WHAT IS ASKED: Retype every line from the start of the data down to and including the line with "from bokeh.resources import INLINE". Skip the pictures.

RECORDS SUPPLIED:
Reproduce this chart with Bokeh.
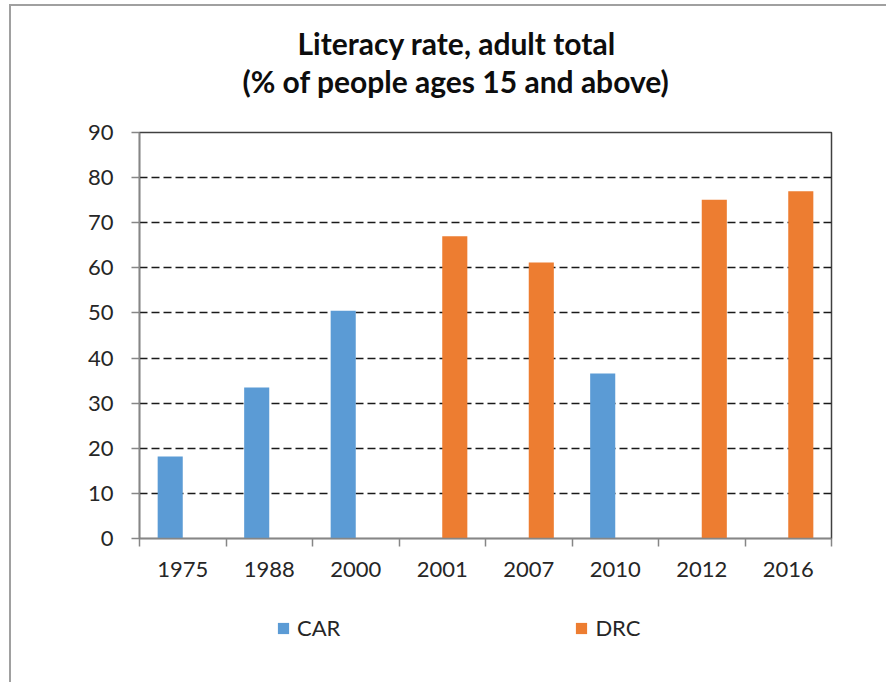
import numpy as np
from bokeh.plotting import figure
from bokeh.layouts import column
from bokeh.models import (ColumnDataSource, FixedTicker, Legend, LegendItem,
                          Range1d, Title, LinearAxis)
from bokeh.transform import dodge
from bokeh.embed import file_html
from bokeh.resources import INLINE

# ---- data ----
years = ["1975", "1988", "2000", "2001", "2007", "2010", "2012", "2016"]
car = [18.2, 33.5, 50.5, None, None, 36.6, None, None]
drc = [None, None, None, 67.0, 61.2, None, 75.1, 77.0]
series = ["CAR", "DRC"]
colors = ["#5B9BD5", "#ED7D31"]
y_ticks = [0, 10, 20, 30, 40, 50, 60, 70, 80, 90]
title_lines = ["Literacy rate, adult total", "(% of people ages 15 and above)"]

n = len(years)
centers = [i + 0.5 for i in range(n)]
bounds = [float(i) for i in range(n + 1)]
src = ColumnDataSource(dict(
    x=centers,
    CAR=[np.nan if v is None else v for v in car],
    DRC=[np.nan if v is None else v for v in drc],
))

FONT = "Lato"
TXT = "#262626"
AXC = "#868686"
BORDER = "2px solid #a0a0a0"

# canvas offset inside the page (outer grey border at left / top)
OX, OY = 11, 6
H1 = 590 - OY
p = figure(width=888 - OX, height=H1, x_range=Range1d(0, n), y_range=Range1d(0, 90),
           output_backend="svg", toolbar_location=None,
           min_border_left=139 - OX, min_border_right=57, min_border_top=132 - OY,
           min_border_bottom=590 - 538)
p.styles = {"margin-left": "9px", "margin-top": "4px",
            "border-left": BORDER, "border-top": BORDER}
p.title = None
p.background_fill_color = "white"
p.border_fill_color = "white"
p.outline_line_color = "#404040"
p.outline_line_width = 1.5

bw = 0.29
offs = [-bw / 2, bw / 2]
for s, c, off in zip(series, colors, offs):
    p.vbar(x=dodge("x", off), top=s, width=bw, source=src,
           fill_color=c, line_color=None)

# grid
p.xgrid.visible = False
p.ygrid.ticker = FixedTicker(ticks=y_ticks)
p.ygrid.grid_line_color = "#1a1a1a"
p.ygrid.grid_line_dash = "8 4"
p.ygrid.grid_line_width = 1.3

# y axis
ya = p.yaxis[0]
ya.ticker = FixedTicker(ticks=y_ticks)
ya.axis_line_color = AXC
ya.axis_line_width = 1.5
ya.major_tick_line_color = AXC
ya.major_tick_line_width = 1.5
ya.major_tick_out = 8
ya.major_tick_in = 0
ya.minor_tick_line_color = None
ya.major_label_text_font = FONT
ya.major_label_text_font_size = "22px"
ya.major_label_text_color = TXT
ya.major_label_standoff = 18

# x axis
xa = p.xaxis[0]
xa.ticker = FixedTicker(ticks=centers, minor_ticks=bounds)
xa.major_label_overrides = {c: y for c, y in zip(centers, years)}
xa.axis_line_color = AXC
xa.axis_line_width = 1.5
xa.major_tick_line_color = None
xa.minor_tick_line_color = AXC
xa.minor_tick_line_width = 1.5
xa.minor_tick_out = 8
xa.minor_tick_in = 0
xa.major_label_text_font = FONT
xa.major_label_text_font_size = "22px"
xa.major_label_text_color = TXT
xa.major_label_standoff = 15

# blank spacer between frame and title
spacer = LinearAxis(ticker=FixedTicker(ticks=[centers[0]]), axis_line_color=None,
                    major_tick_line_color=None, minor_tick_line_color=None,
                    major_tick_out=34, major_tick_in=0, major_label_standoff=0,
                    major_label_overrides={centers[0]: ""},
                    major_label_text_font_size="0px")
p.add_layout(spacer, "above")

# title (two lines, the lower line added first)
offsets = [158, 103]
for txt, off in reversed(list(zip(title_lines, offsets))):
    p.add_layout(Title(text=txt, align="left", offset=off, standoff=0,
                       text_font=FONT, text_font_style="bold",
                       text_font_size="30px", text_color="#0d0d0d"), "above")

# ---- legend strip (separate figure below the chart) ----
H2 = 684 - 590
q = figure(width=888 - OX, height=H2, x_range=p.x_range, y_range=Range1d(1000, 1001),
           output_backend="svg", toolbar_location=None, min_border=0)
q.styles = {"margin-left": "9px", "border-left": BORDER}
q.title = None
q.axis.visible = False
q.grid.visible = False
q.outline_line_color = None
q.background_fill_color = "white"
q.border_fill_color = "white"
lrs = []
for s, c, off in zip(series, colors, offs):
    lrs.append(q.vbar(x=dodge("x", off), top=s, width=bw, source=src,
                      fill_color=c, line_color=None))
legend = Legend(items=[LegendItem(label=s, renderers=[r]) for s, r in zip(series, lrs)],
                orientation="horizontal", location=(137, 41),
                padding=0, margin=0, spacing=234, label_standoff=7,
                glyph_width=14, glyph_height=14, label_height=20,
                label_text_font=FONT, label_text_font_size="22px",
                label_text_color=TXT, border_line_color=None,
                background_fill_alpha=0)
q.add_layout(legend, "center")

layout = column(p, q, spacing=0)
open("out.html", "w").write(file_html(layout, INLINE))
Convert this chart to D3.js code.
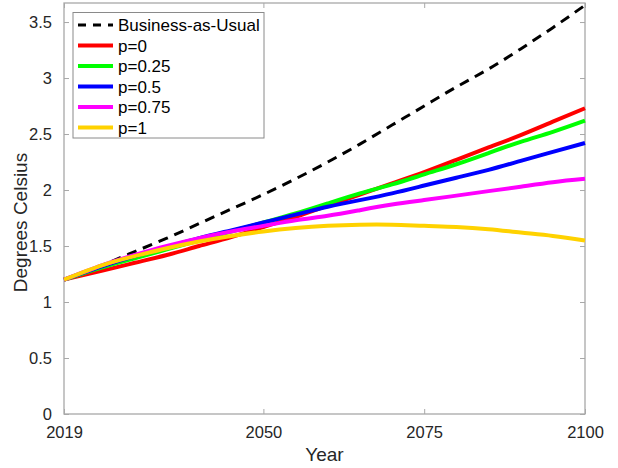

ANSWER TO THIS PROBLEM:
Reproduce this chart with Bokeh.
import numpy as np
from bokeh.plotting import figure
from bokeh.layouts import column
from bokeh.models import (ColumnDataSource, FixedTicker, Legend, LegendItem,
                          Range1d, Title, LinearAxis)
from bokeh.transform import dodge
from bokeh.embed import file_html
from bokeh.resources import INLINE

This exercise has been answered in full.